No último terceto "E esta ânsia de viver, que nada acalma,/ É a chama da tua alma a esbrasear/ As apagadas cinzas da minha alma!" há uma metáfora claramente evidenciada que tem como valor expressivo dar significado à inquietação da vida, `` à tumulta que é viver. Esta diz que essa sensação de inquietação é a chama da alma do seu Amor a pôr em brasa as cinzas apagadas da  sua alma.




Reliquiae 

Título dado a este livro por Guido Battelli, que ficou detentor destes originais após a morte da poetisa. Foi publicado, como prolongamento, nas 2ª e 3ª edições de Charneca em flor.


Esquecimento

Esse de quem eu era e que era meu,

Que foi sonho e foi realidade,

Que me vestiu a alma de saudade.

Para sempre de mim desapareceu.


Tudo em redor então escureceu,

E foi longìnqua toda a claridade!

Ceguei ... tacteio sombras ... Que ansiedade!

Apalpo cinzas porque tudo ardeu!


Descem em mim poentes de Novembro ...

A sombra dos meus olhos, a escurecer ...

Veste de roxo e negro os crisantemos ...


E desse que era meu já não me lembro ..

Ah! a doce agonia de esquecer

A lembrar doidamente o que esquecemos! ...

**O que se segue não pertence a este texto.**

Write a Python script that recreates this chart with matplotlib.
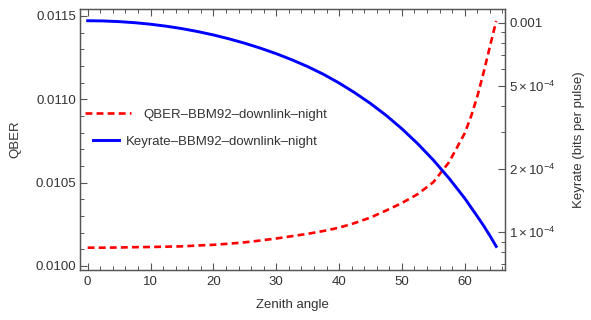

Análise do soneto " Esquecimento"



Perdidamente Florbela


Florbela, é um filme português de género drama biográfico de 2012, escrito e realizado por Vicente Alves do Ó e produzido por Pandora da Cunha Telles e Pablo Iraola. O filme foi editado numa minissérie intitulada Perdidamente Florbela, para ser exibida na RTP1. Esta obra é protagonizada por Dalila Carmo, Ivo Canelas e Albano Jerónimo.e inspirada na vida da poetisa portuguesa Florbela Espanca, a partir do seu período de crise literária.

O filme Florbela estreou em Portugal no dia 8 de março de 2012 e no Brasil no dia 1 de maio de 2014, e a minissérie Perdidamente Florbela foi transmitida a partir de 26 de dezembro de 2012, na RTP1.


Foi realizada uma adaptação musical do poema "Perdidamente" ,de Florbela Espanca, pelo grupo musical "Trovante"  vocalizado por Luís Represas.